Symbolic Representation and Modeling of Time-Series Data

Purpose: To consider how "sequences of patters" may be identified and used for forecasting of time-series datasets, specifically using Markov Chains.

Background: While a graduate student at the University of Florida, I completed this project independently as the final assignment for Safe Autonomous Systems course (Fall of 2022). The deliverable was a final paper (not peer reviewed) which received a grade of 96%.

Source Code: The software was implemented in Jupyter Notebooks.

Dataset: The dataset used was a ECG data from this source.

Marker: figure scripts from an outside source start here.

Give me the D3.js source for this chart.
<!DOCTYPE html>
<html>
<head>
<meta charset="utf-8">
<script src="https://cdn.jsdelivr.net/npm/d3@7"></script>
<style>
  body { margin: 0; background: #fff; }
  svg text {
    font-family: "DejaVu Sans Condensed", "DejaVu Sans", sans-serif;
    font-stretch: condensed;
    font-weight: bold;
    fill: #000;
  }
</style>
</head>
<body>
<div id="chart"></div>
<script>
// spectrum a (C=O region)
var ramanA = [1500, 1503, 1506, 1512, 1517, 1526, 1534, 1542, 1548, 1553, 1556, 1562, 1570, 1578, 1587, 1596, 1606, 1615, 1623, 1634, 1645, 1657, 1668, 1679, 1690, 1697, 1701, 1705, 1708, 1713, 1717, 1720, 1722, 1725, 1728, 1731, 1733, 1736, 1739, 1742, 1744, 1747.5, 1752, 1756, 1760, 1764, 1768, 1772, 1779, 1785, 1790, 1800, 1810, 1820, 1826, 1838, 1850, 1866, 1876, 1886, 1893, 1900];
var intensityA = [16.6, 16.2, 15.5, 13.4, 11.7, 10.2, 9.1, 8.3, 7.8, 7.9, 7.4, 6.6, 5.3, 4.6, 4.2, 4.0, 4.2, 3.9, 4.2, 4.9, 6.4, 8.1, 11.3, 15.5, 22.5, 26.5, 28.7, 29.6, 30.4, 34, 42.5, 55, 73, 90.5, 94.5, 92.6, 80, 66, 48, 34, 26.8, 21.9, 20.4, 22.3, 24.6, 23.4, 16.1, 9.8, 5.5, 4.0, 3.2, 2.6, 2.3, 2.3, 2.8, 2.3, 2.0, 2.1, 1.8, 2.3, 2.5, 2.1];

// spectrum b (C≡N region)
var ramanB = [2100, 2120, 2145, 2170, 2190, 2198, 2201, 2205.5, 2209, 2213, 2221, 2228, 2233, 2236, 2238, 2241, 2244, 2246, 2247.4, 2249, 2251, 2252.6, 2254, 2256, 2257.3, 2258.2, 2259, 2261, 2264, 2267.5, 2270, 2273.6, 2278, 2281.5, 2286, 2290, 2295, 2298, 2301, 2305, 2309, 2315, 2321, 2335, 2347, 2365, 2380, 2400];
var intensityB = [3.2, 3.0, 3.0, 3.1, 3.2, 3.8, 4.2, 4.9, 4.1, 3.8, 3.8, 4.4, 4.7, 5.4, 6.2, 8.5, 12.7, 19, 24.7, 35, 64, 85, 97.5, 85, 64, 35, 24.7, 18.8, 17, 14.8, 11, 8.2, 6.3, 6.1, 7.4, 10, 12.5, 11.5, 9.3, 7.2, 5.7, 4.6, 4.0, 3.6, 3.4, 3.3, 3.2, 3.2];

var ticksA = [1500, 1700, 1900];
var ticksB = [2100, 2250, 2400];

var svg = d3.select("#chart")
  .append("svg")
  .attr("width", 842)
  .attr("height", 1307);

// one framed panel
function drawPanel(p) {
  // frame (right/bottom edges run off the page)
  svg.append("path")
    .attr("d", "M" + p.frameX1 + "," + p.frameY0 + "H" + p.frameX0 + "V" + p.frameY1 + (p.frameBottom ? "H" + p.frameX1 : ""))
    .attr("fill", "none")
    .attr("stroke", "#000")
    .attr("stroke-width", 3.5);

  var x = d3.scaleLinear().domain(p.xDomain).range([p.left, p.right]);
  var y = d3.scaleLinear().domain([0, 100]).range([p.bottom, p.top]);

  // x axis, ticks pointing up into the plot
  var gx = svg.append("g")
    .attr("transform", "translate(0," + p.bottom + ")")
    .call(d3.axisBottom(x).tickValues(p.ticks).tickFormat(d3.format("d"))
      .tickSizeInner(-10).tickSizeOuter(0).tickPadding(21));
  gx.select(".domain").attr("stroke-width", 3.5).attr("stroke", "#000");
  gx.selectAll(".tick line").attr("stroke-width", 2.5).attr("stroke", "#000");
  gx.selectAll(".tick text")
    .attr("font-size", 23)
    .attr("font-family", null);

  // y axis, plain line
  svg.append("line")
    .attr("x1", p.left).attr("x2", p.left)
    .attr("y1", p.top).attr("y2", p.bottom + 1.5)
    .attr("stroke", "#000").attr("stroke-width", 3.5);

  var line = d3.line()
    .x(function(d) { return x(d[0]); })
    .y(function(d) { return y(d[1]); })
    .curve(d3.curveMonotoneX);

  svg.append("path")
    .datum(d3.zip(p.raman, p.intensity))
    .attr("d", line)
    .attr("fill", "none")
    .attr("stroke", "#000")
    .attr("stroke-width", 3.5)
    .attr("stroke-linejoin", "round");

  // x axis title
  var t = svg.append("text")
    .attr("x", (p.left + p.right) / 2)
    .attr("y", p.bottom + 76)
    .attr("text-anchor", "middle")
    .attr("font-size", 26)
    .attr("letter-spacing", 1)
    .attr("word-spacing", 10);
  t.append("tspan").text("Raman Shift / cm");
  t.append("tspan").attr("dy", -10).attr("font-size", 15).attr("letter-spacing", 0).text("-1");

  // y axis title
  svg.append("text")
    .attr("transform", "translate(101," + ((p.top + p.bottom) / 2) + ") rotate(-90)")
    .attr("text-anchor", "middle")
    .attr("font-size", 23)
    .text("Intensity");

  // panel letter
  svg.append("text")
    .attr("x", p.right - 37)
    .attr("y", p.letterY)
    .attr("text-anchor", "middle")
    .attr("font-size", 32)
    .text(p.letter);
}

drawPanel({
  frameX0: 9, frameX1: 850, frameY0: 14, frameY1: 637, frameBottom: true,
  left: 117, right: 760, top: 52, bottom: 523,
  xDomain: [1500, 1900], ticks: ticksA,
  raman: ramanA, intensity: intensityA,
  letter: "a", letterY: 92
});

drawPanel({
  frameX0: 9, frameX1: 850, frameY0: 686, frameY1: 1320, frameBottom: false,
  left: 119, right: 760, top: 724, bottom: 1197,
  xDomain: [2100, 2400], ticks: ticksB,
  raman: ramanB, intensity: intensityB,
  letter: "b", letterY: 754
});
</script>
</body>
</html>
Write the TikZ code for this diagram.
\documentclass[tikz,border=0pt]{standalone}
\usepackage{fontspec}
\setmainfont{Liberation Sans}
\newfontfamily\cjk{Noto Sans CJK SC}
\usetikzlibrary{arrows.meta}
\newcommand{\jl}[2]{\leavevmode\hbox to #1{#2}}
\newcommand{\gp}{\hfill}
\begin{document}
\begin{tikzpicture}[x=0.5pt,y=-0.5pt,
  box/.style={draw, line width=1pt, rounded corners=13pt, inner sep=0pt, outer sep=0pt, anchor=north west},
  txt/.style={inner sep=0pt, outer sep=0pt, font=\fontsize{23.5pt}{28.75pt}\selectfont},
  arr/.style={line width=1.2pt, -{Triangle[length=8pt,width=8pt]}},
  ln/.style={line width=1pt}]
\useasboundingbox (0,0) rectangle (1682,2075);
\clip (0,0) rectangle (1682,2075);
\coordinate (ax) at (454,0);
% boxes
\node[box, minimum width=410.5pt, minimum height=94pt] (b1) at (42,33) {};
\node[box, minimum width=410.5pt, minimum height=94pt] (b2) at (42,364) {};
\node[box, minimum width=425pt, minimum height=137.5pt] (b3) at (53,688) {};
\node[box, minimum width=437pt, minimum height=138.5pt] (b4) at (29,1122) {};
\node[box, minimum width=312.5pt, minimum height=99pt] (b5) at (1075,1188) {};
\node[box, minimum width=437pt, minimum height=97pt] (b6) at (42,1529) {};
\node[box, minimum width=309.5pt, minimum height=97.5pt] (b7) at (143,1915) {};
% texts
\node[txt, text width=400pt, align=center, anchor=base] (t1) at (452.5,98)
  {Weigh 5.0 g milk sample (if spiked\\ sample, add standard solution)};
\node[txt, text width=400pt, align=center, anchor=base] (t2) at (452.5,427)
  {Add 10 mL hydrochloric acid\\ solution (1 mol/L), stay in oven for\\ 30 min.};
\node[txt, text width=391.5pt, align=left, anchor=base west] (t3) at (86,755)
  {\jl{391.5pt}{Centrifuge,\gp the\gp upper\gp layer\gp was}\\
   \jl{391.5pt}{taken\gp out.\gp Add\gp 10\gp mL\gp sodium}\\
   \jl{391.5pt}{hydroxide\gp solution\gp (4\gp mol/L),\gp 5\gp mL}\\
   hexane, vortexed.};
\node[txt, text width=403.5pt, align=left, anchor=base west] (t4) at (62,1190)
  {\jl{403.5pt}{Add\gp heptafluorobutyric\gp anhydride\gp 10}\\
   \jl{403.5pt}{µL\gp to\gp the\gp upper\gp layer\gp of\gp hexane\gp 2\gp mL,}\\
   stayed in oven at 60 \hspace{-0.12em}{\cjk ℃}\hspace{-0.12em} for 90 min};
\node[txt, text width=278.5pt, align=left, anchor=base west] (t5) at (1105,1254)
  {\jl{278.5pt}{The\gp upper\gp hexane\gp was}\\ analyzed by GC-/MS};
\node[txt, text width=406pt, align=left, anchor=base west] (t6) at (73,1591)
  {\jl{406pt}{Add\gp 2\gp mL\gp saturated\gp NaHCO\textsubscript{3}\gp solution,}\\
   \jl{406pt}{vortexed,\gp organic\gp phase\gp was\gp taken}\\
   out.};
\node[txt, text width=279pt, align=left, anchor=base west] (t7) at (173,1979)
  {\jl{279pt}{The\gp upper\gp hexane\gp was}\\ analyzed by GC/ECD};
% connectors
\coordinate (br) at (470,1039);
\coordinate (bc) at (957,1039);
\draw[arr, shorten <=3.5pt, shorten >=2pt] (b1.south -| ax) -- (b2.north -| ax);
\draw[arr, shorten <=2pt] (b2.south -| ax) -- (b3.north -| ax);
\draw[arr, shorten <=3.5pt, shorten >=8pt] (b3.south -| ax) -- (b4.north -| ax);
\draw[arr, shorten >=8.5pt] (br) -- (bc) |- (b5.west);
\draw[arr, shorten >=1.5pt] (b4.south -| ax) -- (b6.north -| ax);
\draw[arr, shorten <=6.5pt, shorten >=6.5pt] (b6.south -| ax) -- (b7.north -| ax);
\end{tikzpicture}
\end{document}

Paper Abstract: Autonomous systems frequently use probabilistic models, reinforcement learning, and machine learning techniques built upon Markov Chains (MC) and Markov Decision Processes (MDP) to model problem spaces, perform forecasting, and learn policies for task completion. However, explicit structures of Markov models can be challenging to define, and models handcrafted by experts become challenging to maintain. Related approaches use high-dimensional and continuous state spaces and neural networks to define MDPs for reinforcement learning applications. However, the resulting models can require increased data size and training time. Furthermore, high-dimensional models are often inexplicable due to complex mathematical abstraction and are challenging to visualize. This paper proposes a method to construct MCs by partitioning a state-space using Gaussian mixture models to generate symbolic representations of time-series datasets. The algorithm is demonstrated on an Electrocardiogram (ECG) dataset, and is extended to the problem of forecasting the next symbolic state using a MC representing
learned states and state transition times.